Al Doyle, multi-instrumentalist with indie electronic pioneers Hot Chip, is pondering the melancholy tone of the band’s sixth album Why Make Sense?
It is, the Leeds-born musician reflects, “a marginally darker record than we have done in the past”, influenced by the troubled spirit of the modern age.
“I think there’s always been a general theme with Hot Chip of having melancholy or sad lyrics over quite upbeat music,” he says, “but yes, there’s definitely some sense of like a reality check and also it’s the closest that Alexis [Taylor, the band’s singer] has come to some quite politically charged music that maybe touches on a general malaise.
“It was a really weird year leading up to the release of that record, there were so many natural disasters and wars and in the UK there’s been a general all-out attack on the welfare state, on poor people and migrants and disabled people, so it felt strange to not refer to those things in some way. I think it would’ve been dishonest and kind of pointless to make a record that was all happy-go-lucky and let’s have a good time.”
He notes that the unease pervades even one of the most “clubby” tracks, Need You Now, which is on one level a floor filler and on another “you’re finding solace in the people around you and the people that you love despite the facts of what’s going on in the wider world”.
That particular song seems a response to some of the appalling acts of violence that have been meted out in the Middle East in the past couple of years. “I think Alexis would refuse to be so specific but something like that might have been part of it, I guess,” Doyle acknowledges.
In interviews the band have also indicated their dissatisfaction with the general direction of contemporary dance music. Hot Chip, it seems, are keen to restore some humanity to the genre. “There’s always been that aspect of what we do being a resistance to things being quite too neat and regimented,” says Doyle.
“Despite us actually really enjoying some older techno music that is unashamedly repetitive and minimal, like earlier Detroit house and techno, unashamed mechanical music, but it’s not that kind of mechanism that I think we’re against, it’s more like a formulaic kind of mechanism.
“Whenever we feel like a song is going too much in a particular direction we get a little bit freaked out and try to drag it into somewhere it wouldn’t normally go or introduce an element that is not part of that style. For instance there’s a song on the record called Started Right which was a bit of a problem for us and we couldn’t figure out how to resolve it. It was quite a funky, disco-y song at one point and we were like, ‘Oh my God, this sounds like a funk tribute band’ so we started again and that happens quite often, not wanting things to conform too closely to what we would see as a formula and that’s a constant battle.” Joe Goddard, Hot Chip’s co-frontman, has also reflected on modern day hedonism and the popular need to the escape “a particularly dark time”.

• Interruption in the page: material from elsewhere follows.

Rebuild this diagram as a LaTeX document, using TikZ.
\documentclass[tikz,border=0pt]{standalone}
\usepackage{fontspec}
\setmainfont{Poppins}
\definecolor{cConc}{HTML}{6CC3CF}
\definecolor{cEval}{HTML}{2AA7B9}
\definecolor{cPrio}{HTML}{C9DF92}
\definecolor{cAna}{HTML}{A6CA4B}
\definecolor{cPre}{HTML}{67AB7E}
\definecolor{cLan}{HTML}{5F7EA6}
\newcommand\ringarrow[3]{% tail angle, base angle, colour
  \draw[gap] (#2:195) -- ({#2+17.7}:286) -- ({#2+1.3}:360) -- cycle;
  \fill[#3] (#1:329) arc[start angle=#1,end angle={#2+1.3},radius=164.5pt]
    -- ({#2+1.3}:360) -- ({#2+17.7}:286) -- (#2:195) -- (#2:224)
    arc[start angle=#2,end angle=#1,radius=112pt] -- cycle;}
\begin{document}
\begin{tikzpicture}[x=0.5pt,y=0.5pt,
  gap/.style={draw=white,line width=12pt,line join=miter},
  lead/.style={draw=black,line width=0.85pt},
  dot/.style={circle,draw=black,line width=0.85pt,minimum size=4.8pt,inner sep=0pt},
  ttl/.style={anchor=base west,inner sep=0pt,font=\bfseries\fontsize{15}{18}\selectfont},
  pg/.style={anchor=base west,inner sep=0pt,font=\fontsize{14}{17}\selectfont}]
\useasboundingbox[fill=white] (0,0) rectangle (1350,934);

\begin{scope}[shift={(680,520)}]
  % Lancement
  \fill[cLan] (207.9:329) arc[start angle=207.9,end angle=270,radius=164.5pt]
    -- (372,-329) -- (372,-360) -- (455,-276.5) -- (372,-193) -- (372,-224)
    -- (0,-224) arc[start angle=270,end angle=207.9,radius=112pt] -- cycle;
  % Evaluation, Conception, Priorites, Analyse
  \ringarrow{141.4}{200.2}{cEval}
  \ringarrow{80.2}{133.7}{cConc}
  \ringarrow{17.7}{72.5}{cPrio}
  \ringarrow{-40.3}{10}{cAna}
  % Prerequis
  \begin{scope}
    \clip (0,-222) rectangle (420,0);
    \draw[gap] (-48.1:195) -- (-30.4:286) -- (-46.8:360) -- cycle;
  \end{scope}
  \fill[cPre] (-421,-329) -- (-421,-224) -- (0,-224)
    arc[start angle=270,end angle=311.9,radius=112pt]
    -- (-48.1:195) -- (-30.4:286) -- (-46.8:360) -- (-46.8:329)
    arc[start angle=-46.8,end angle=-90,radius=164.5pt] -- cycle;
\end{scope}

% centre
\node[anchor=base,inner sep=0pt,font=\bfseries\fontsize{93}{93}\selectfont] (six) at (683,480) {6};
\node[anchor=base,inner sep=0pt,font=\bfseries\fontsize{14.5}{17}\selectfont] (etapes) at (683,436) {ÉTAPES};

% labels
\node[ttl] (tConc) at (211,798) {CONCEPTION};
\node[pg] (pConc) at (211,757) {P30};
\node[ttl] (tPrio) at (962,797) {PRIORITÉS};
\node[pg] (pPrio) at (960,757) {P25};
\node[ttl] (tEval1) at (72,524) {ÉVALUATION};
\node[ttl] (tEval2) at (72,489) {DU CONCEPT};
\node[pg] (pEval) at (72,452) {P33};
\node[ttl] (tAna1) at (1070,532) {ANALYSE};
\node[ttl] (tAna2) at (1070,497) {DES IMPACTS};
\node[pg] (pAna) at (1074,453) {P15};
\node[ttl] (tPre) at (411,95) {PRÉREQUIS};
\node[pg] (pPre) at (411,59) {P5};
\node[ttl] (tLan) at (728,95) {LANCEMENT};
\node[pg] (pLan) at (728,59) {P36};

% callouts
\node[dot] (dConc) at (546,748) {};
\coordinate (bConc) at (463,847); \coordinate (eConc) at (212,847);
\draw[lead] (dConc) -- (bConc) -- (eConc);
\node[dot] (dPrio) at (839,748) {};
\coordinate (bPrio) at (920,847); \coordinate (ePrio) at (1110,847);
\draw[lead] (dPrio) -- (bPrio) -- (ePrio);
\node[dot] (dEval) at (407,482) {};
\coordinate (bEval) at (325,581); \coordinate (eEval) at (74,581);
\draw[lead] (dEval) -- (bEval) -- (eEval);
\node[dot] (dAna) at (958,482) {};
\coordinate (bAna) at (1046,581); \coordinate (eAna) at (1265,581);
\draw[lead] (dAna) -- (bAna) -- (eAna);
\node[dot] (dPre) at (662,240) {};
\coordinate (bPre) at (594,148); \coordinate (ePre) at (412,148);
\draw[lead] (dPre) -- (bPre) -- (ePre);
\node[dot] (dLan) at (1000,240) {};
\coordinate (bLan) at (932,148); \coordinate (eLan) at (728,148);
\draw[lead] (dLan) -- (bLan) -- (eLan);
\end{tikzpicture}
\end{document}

“For young people, I think that’s what they should be doing, they should be going out and trying to lose themselves and forget about whatever is going on,” Doyle says. “The problem comes when that side of things is robbed entirely from what’s going on in a wider context.

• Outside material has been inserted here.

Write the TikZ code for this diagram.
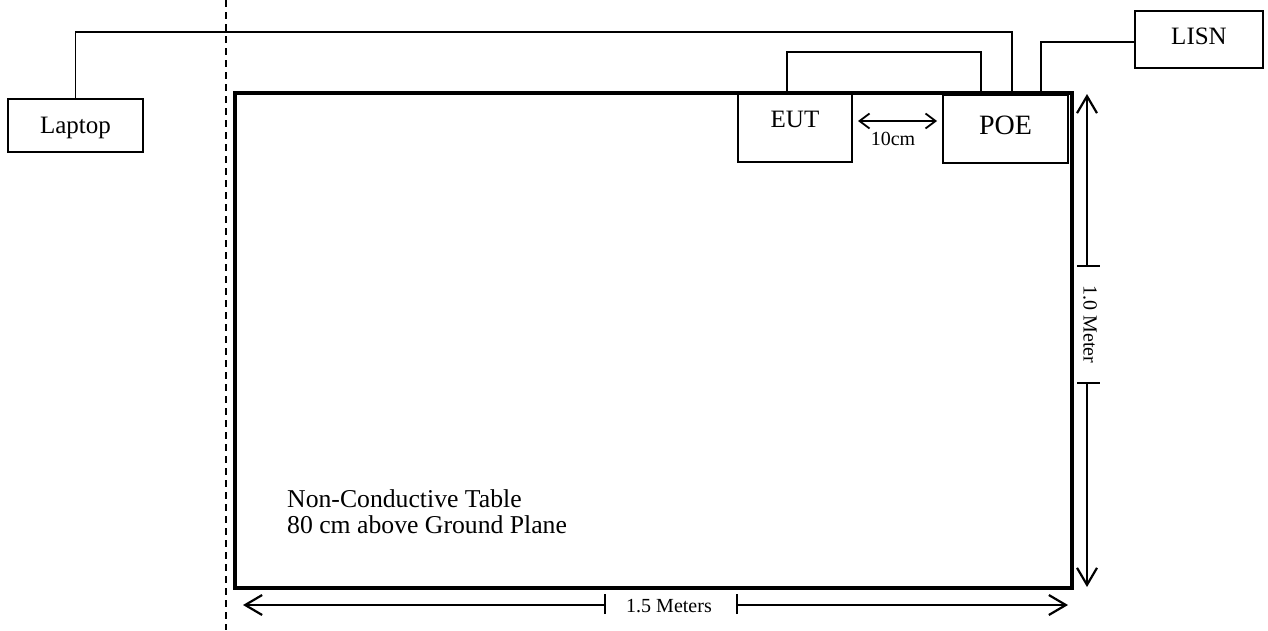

“For instance it’s always interesting to me what dance music is like in America. British people always think of New York house and how strong the dance music scene was in America in the 80s and 90s, but actually those scenes were tiny, something like a few hundred people would have gone to regular parties in Detroit at the time it was coming up and the people that did go were generally ostracised groups – black people, gay people, people that didn’t really have another place to go to in mainstream culture – and that’s how that music began.
“Then if you contrast that with what is going on in America right now with the rise of EDM music and how popular that is and how co-opted it’s been by much more mainstream groups and how much money is generated within that field it’s a complete anathema to what’s going on on other sides of the political landscape in America.”
He likens the situation to what was going on at the Hacienda in Manchester in the 1980s. “It was at the height of Thatcherism and people were going a little bits nuts and it was some kind of a reaction to that. I think there’s something like that that’s maybe about to happen again in the UK that’s like a re-politicisation of younger people. I’ll be interested to see what music scenes flow from that over the next few years.
“Not that that’s something that we were tapping into but it’s just something that I think was on our minds when we were making the record.”
Nick Relph’s artwork for Why Make Sense? is slightly different on every copy. Rather than it being a statement on consumerism and packing, Doyle says the band simply thought it would be a nice thing for fans to have something unique. “We just didn’t think it was going to be possible. We actually talked about using this technique on the previous record but it wasn’t quite ready to go.
“They’ve used it for things like book covers before but this is the first time that that technique has been applied to a record so it was a bit of an unknown factor. We were really grateful that the label was trying it out but ultimately and mostly it was just a nice thing for the fans.”
For Doyle, there’s satisfaction in the fact that Hot Chip have managed to negotiate their way through the past 15 years in a music industry that’s experienced seismic shifts.
“Fifteen years is not bad going, really. There have been lots of other bands that have done really well but have maybe not had the longevity that we’ve had. We have a sort of metaphor within the band that we’re travelling on the motorway at a very steady 56mph, these cars come by and they race ahead but a little way down the line we see them spin off onto the hard shoulder, but we’re keeping on trucking.”